CURRENT_TEST: group_replication.gr_primary_key_on_invisible_column_conflict 
--- /tmp/results/mysql-test/suite/group_replication/r/gr_primary_key_on_invisible_column_conflict.result2023-02-11 03:09:56.000000000 +0300 
+++ /tmp/results/mysql-test/var/2/log/gr_primary_key_on_invisible_column_conflict.reject2023-02-11 04:30:09.740995165 +0300 
@@ -152,6 +152,8 @@ 
# remote server was ordered first. If the test case is 
# is positive scenario, no error will be seen here. 
[connection server1] 
+Warnings: 
+Warning1639debug sync point wait timed out 
[connection server1] 
SET @@GLOBAL.DEBUG=@debug_save; 
############################################################ 
mysqltest: Result content mismatch

How to repeat:
Run the group replication tests which invoke mysql-test/include/gr_parallel_local_and_remote_transactions.inc under high load.

Suggested fix:
Invoking DEBUG_SYNC=RESET immediately after sending the 'waiting' signal might cause the signal to be lost even before it wakes up the thread which is waiting for the signal. So, clearing DEBUG_SYNC should be done as part of the cleanup of the test.
[5 Apr 2023 10:43] Varun Nagaraju
I confirm the code being submitted is offered under the terms of the OCA, and that I am authorized to contribute it.

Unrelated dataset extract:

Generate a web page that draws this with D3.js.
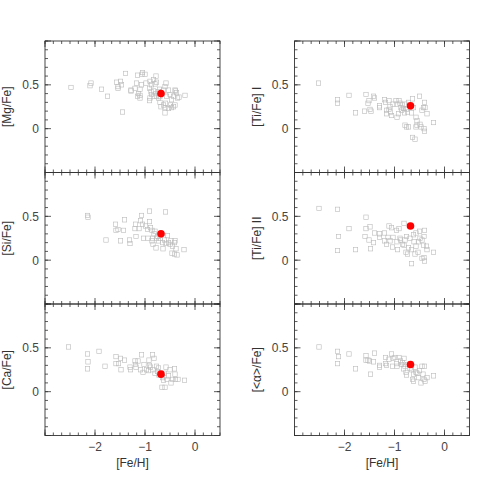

Attachment: Bug#110615.patch (text/x-patch), 61.30 KiB.

[6 Apr 2023 13:04] MySQL Verification Team
Hello Varun Nagaraju,

Thank you for the report and contribution.
I'm able to reproduce but only on debug builds.
Please ensure to re-send the patch via "Contribution" tab. Otherwise we would not be able to accept it.

regards,
Umesh
[6 Apr 2023 13:09] Varun Nagaraju
Uploading the patch via contribution

(*) I confirm the code being submitted is offered under the terms of the OCA, and that I am authorized to contribute it.

Contribution: Bug#110615.patch (text/x-patch), 61.30 KiB.